Mais il est exact que le moment est tout de même venu où la France a produit d’abondance des sentiments que M. Barrès avait obstinément semés. Tout le malaise, tout le désarroi qu’il y a dans le nationalisme de M. Barrès, tout ce qui l’empêche de se formuler dans une doctrine solide, vient de ce que ce nationalisme reflète une nation « dissociée et décérébrée ». Et le succès de M. Maurras tient à ce que son nationalisme anime l’idée d’une nation associée par quarante rois et récérébrée par delà la tête coupée en 1793. L’un travaille plus difficilement dans la diversité du présent que l’autre dans l’unité et l’abstraction du passé. Mais, remarque M. Barrès, « cette unité morale qui manque à la France, la France l’a donnée à l’Allemagne en la piétinant. C’est dans la souffrance surtout que les peuples naissent à la vie morale… La souffrance nous referait frères, nous recréerait notre nationalité.
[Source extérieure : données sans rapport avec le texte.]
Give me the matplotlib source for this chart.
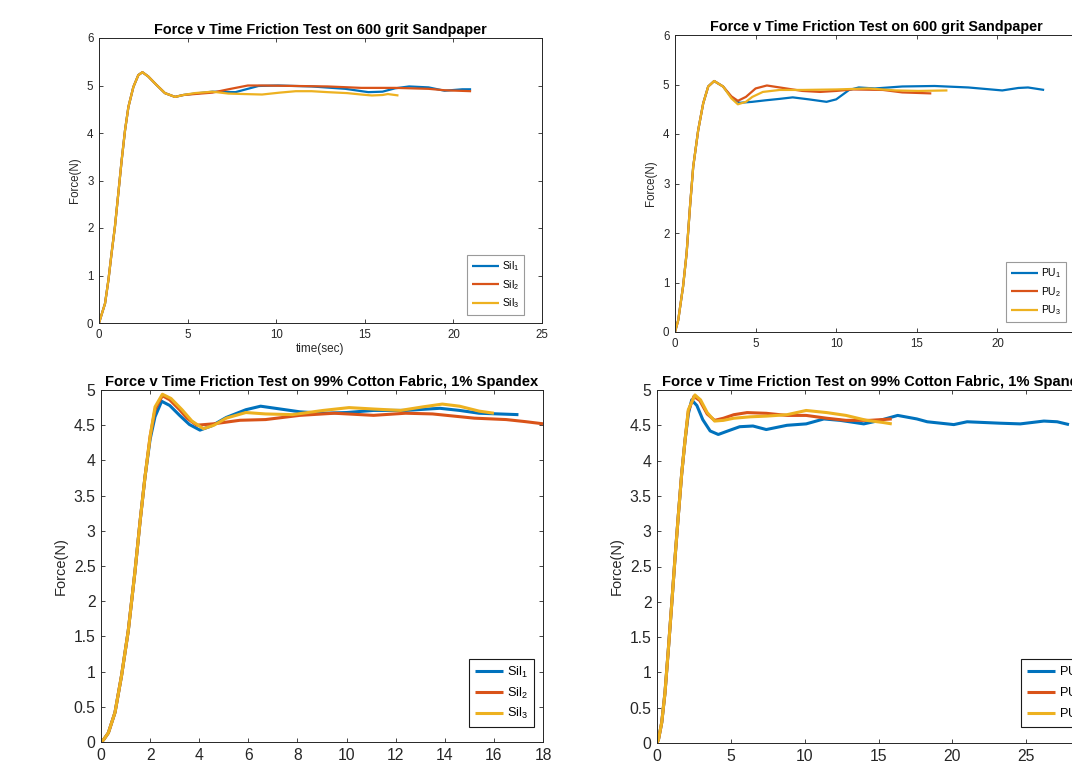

À défaut d’une guerre peut-être bienfaisante, mais qu’aucun certes n’oserait souhaiter, la cruelle affaire Dreyfus a forcé bien des Français à réfléchir[1] ».

Et en effet ces sentiments la France les a produits d’abondance le jour où elle a non point désiré la guerre, mais envisagé la guerre comme une possibilité à accueillir de sang-froid, et, comme le disait en un français mal compris Emile Ollivier en 1870, d’un cœur léger. Depuis le coup d’Agadir jusqu’à la tragédie de Sarajevo, M. Barrès a occupé une place dans le pouvoir spirituel français. Littérairement comparez la gloire immédiate de Colette Baudoche à l’obscurité relative d’Au Service de l’Allemagne trois ans plus tôt. Mais pour que l’on mesure l’amplitude de ce mouvement, la maturation, par les circonstances, de ces sentiments, je préfère citer, sans commentaire, deux textes.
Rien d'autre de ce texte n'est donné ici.